WHAT TO WORK ON
Write the lines out again, from the top of the material to the line containing "118.8, 120.6, 123.9, 125.5, 125.3, 124.3, 121.9, 121.9];", pictures excluded.

COLLECTED MATERIAL
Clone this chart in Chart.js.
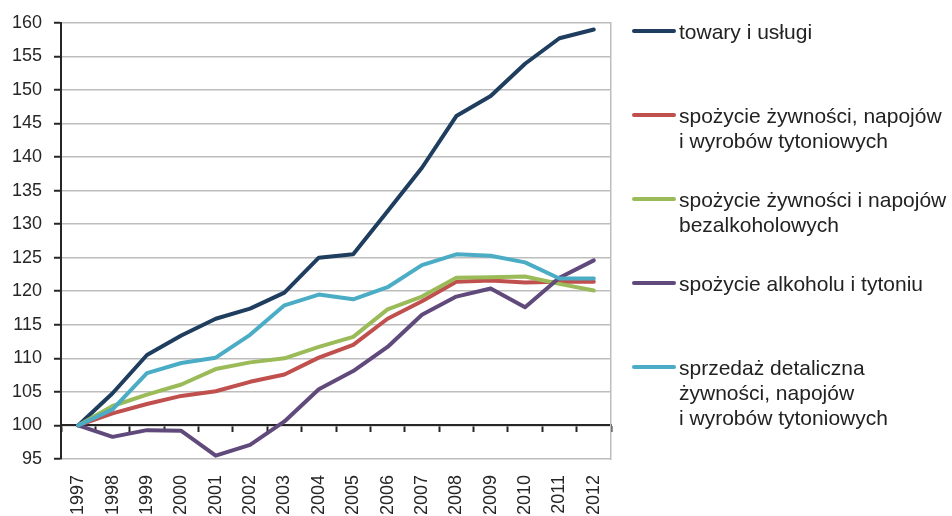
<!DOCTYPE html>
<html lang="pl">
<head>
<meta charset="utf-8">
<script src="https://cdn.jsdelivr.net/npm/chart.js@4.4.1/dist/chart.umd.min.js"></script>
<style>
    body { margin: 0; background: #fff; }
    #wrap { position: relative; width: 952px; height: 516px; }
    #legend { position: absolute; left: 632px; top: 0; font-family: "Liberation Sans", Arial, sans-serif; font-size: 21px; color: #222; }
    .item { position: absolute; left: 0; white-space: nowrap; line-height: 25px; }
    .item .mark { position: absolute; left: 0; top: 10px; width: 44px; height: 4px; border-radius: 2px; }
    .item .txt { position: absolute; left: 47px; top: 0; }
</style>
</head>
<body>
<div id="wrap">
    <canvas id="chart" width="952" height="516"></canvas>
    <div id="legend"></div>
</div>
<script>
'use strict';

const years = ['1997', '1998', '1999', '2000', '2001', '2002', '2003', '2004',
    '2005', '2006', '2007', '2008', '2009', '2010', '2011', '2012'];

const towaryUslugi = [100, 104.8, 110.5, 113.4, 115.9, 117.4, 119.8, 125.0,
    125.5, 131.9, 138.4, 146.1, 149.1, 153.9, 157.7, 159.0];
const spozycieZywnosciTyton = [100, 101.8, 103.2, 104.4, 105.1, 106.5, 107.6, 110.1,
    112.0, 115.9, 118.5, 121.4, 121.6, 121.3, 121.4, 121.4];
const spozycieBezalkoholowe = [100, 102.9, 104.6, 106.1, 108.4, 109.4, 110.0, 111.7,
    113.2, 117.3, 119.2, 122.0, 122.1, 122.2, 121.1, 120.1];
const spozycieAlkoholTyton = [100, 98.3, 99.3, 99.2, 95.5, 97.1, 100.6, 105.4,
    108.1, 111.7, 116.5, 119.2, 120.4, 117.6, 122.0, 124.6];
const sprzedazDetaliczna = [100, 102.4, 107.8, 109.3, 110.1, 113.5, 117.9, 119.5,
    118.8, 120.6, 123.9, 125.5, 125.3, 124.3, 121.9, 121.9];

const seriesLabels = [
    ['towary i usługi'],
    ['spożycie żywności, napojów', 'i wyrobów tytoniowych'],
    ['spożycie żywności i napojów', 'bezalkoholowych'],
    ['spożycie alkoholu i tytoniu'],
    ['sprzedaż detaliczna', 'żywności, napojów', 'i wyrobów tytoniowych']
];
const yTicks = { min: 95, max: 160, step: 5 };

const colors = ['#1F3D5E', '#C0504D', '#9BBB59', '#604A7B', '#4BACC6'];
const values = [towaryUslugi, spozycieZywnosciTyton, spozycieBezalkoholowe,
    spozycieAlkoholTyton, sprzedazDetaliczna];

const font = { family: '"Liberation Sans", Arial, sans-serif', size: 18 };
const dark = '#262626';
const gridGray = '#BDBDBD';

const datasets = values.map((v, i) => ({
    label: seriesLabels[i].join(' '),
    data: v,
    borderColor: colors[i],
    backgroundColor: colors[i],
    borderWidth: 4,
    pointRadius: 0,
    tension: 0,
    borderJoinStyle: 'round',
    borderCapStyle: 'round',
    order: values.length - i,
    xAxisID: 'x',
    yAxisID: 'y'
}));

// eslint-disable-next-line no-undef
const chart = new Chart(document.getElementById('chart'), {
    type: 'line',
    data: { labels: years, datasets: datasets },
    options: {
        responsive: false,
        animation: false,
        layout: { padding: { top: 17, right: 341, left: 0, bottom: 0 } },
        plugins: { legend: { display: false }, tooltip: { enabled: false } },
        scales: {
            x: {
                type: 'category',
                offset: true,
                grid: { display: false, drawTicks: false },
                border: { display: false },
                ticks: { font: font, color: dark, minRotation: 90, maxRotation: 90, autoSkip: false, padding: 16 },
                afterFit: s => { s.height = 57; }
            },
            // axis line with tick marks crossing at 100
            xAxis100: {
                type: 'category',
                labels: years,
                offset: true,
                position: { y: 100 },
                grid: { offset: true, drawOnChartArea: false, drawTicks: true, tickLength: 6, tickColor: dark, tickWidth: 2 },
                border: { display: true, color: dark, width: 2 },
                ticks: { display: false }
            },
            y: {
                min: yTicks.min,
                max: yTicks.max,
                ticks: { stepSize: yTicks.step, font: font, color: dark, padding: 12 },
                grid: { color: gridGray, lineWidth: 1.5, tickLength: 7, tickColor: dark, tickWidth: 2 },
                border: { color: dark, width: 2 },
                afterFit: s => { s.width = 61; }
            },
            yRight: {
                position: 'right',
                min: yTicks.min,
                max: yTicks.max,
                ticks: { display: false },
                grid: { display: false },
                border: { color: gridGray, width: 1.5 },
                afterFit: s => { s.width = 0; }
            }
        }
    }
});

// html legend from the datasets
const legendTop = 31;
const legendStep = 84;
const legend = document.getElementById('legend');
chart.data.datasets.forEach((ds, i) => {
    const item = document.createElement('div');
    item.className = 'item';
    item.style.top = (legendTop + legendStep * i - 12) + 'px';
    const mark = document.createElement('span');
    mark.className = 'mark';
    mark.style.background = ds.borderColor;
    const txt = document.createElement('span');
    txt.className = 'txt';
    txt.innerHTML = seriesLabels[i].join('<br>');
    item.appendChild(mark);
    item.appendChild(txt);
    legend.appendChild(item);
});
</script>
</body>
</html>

WORKED ANSWER
Clone this chart in Chart.js.
<!DOCTYPE html>
<html lang="pl">
<head>
<meta charset="utf-8">
<script src="https://cdn.jsdelivr.net/npm/chart.js@4.4.1/dist/chart.umd.min.js"></script>
<style>
    body { margin: 0; background: #fff; }
    #wrap { position: relative; width: 952px; height: 516px; }
    #legend { position: absolute; left: 632px; top: 0; font-family: "Liberation Sans", Arial, sans-serif; font-size: 21px; color: #222; }
    .item { position: absolute; left: 0; white-space: nowrap; line-height: 25px; }
    .item .mark { position: absolute; left: 0; top: 10px; width: 44px; height: 4px; border-radius: 2px; }
    .item .txt { position: absolute; left: 47px; top: 0; }
</style>
</head>
<body>
<div id="wrap">
    <canvas id="chart" width="952" height="516"></canvas>
    <div id="legend"></div>
</div>
<script>
'use strict';

const years = ['1997', '1998', '1999', '2000', '2001', '2002', '2003', '2004',
    '2005', '2006', '2007', '2008', '2009', '2010', '2011', '2012'];

const towaryUslugi = [100, 104.8, 110.5, 113.4, 115.9, 117.4, 119.8, 125.0,
    125.5, 131.9, 138.4, 146.1, 149.1, 153.9, 157.7, 159.0];
const spozycieZywnosciTyton = [100, 101.8, 103.2, 104.4, 105.1, 106.5, 107.6, 110.1,
    112.0, 115.9, 118.5, 121.4, 121.6, 121.3, 121.4, 121.4];
const spozycieBezalkoholowe = [100, 102.9, 104.6, 106.1, 108.4, 109.4, 110.0, 111.7,
    113.2, 117.3, 119.2, 122.0, 122.1, 122.2, 121.1, 120.1];
const spozycieAlkoholTyton = [100, 98.3, 99.3, 99.2, 95.5, 97.1, 100.6, 105.4,
    108.1, 111.7, 116.5, 119.2, 120.4, 117.6, 122.0, 124.6];
const sprzedazDetaliczna = [100, 102.4, 107.8, 109.3, 110.1, 113.5, 117.9, 119.5,
    118.8, 120.6, 123.9, 125.5, 125.3, 124.3, 121.9, 121.9];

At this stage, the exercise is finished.